--- BEGIN ---

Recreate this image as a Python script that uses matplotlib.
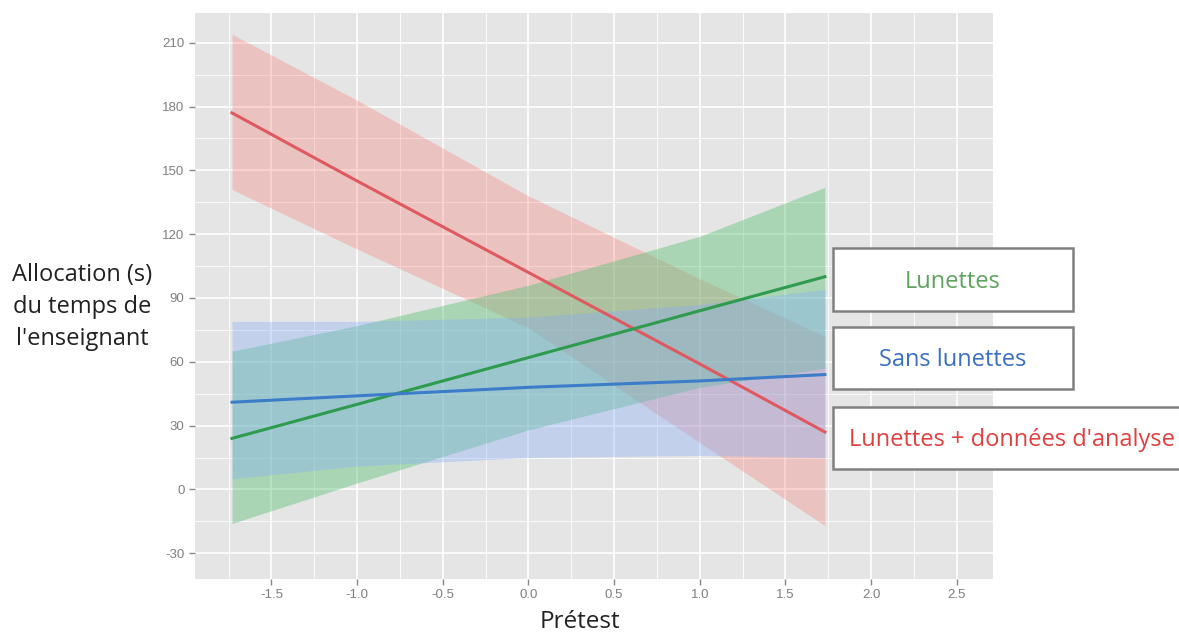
import matplotlib.pyplot as plt
from matplotlib.ticker import MultipleLocator
from matplotlib.patches import Rectangle

plt.rcParams["axes.unicode_minus"] = False

# prétest values where the fitted lines and bands were read
pretest = [-1.73, -1.0, 0.0, 1.0, 1.73]

# Lunettes + données d'analyse
red_fit = [177, 145, 102, 59, 27]
red_hi = [214, 183, 138, 99, 72]
red_lo = [141, 113, 76, 22, -17]

# Lunettes
green_fit = [24, 40, 62, 84, 100]
green_hi = [65, 77, 96, 119, 142]
green_lo = [-16, 3, 28, 48, 57]

# Sans lunettes
blue_fit = [41, 44, 48, 51, 54]
blue_hi = [79, 79, 81, 87, 94]
blue_lo = [5, 11, 15, 16, 15]

labels = ["Lunettes", "Sans lunettes", "Lunettes + données d'analyse"]
xticks = [-1.5, -1.0, -0.5, 0.0, 0.5, 1.0, 1.5, 2.0, 2.5]
yticks = [-30, 0, 30, 60, 90, 120, 150, 180, 210]

fig = plt.figure(figsize=(11.79, 6.32), dpi=100)
ax = fig.add_axes([0.1654, 0.0839, 0.6768, 0.8956])
ax.set_facecolor("#e5e5e5")

ax.fill_between(pretest, red_lo, red_hi, color="#f8766d", alpha=0.3, lw=0)
ax.fill_between(pretest, green_lo, green_hi, color="#50be6e", alpha=0.4, lw=0)
ax.fill_between(pretest, blue_lo, blue_hi, color="#82aafa", alpha=0.35, lw=0)

ax.plot(pretest, red_fit, color="#df5a60", lw=2.2)
ax.plot(pretest, green_fit, color="#2e9b4e", lw=2.2)
ax.plot(pretest, blue_fit, color="#3d7cc9", lw=2.2)

ax.set_xlim(-1.946, 2.711)
ax.set_ylim(-42.1, 224.0)
ax.set_xticks(xticks)
ax.set_yticks(yticks)
ax.set_xticklabels([f"{t:.1f}" for t in xticks])
ax.xaxis.set_minor_locator(MultipleLocator(0.25))
ax.yaxis.set_minor_locator(MultipleLocator(15))
ax.grid(which="major", color="white", lw=1.2)
ax.grid(which="minor", color="white", lw=0.6)
ax.set_axisbelow(True)
for s in ax.spines.values():
    s.set_visible(False)
ax.tick_params(which="major", length=4, width=1, color="#888888",
               labelcolor="#7f7f7f", labelsize=9.5)
ax.tick_params(which="minor", length=0)
for lbl in ax.get_xticklabels() + ax.get_yticklabels():
    lbl.set_family("Liberation Sans")

fig.text(0.0696, 0.514, "Allocation (s)\ndu temps de\nl'enseignant", ha="center",
         va="center", fontsize=17, color="#222222", linespacing=1.45,
         family="Open Sans")
fig.text(0.492, 0.016, "Prétest", ha="center", va="center", fontsize=17.5,
         color="#222222", family="Open Sans")

# label boxes on the right
boxes = [(833, 248, 240, 63, "#5fa35f"),
         (833, 327, 240, 62, "#3a6fc4"),
         (833, 407, 350, 62, "#e04040")]
for (bx, by, bw, bh, c), lab in zip(boxes, labels):
    fig.patches.append(Rectangle((bx / 1179, 1 - (by + bh) / 632), bw / 1179, bh / 632,
                                 transform=fig.transFigure, facecolor="white",
                                 edgecolor="#808080", lw=1.8, zorder=5))
    cx = (bx + 120) / 1179 if bw < 300 else 1012 / 1179
    fig.text(cx, 1 - (by + bh / 2 + 2) / 632, lab, ha="center", va="center",
             fontsize=17, color=c, family="Open Sans", zorder=6)

fig.savefig("out.png", dpi=100)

--- END ---

Written request: In the copy, include no pictures; restate the listing above exactly.

Exercise response:
Recreate this image as a Python script that uses matplotlib.
import matplotlib.pyplot as plt
from matplotlib.ticker import MultipleLocator
from matplotlib.patches import Rectangle

plt.rcParams["axes.unicode_minus"] = False

# prétest values where the fitted lines and bands were read
pretest = [-1.73, -1.0, 0.0, 1.0, 1.73]

# Lunettes + données d'analyse
red_fit = [177, 145, 102, 59, 27]
red_hi = [214, 183, 138, 99, 72]
red_lo = [141, 113, 76, 22, -17]

# Lunettes
green_fit = [24, 40, 62, 84, 100]
green_hi = [65, 77, 96, 119, 142]
green_lo = [-16, 3, 28, 48, 57]

# Sans lunettes
blue_fit = [41, 44, 48, 51, 54]
blue_hi = [79, 79, 81, 87, 94]
blue_lo = [5, 11, 15, 16, 15]

labels = ["Lunettes", "Sans lunettes", "Lunettes + données d'analyse"]
xticks = [-1.5, -1.0, -0.5, 0.0, 0.5, 1.0, 1.5, 2.0, 2.5]
yticks = [-30, 0, 30, 60, 90, 120, 150, 180, 210]

fig = plt.figure(figsize=(11.79, 6.32), dpi=100)
ax = fig.add_axes([0.1654, 0.0839, 0.6768, 0.8956])
ax.set_facecolor("#e5e5e5")

ax.fill_between(pretest, red_lo, red_hi, color="#f8766d", alpha=0.3, lw=0)
ax.fill_between(pretest, green_lo, green_hi, color="#50be6e", alpha=0.4, lw=0)
ax.fill_between(pretest, blue_lo, blue_hi, color="#82aafa", alpha=0.35, lw=0)

ax.plot(pretest, red_fit, color="#df5a60", lw=2.2)
ax.plot(pretest, green_fit, color="#2e9b4e", lw=2.2)
ax.plot(pretest, blue_fit, color="#3d7cc9", lw=2.2)

ax.set_xlim(-1.946, 2.711)
ax.set_ylim(-42.1, 224.0)
ax.set_xticks(xticks)
ax.set_yticks(yticks)
ax.set_xticklabels([f"{t:.1f}" for t in xticks])
ax.xaxis.set_minor_locator(MultipleLocator(0.25))
ax.yaxis.set_minor_locator(MultipleLocator(15))
ax.grid(which="major", color="white", lw=1.2)
ax.grid(which="minor", color="white", lw=0.6)
ax.set_axisbelow(True)
for s in ax.spines.values():
    s.set_visible(False)
ax.tick_params(which="major", length=4, width=1, color="#888888",
               labelcolor="#7f7f7f", labelsize=9.5)
ax.tick_params(which="minor", length=0)
for lbl in ax.get_xticklabels() + ax.get_yticklabels():
    lbl.set_family("Liberation Sans")

fig.text(0.0696, 0.514, "Allocation (s)\ndu temps de\nl'enseignant", ha="center",
         va="center", fontsize=17, color="#222222", linespacing=1.45,
         family="Open Sans")
fig.text(0.492, 0.016, "Prétest", ha="center", va="center", fontsize=17.5,
         color="#222222", family="Open Sans")

# label boxes on the right
boxes = [(833, 248, 240, 63, "#5fa35f"),
         (833, 327, 240, 62, "#3a6fc4"),
         (833, 407, 350, 62, "#e04040")]
for (bx, by, bw, bh, c), lab in zip(boxes, labels):
    fig.patches.append(Rectangle((bx / 1179, 1 - (by + bh) / 632), bw / 1179, bh / 632,
                                 transform=fig.transFigure, facecolor="white",
                                 edgecolor="#808080", lw=1.8, zorder=5))
    cx = (bx + 120) / 1179 if bw < 300 else 1012 / 1179
    fig.text(cx, 1 - (by + bh / 2 + 2) / 632, lab, ha="center", va="center",
             fontsize=17, color=c, family="Open Sans", zorder=6)

fig.savefig("out.png", dpi=100)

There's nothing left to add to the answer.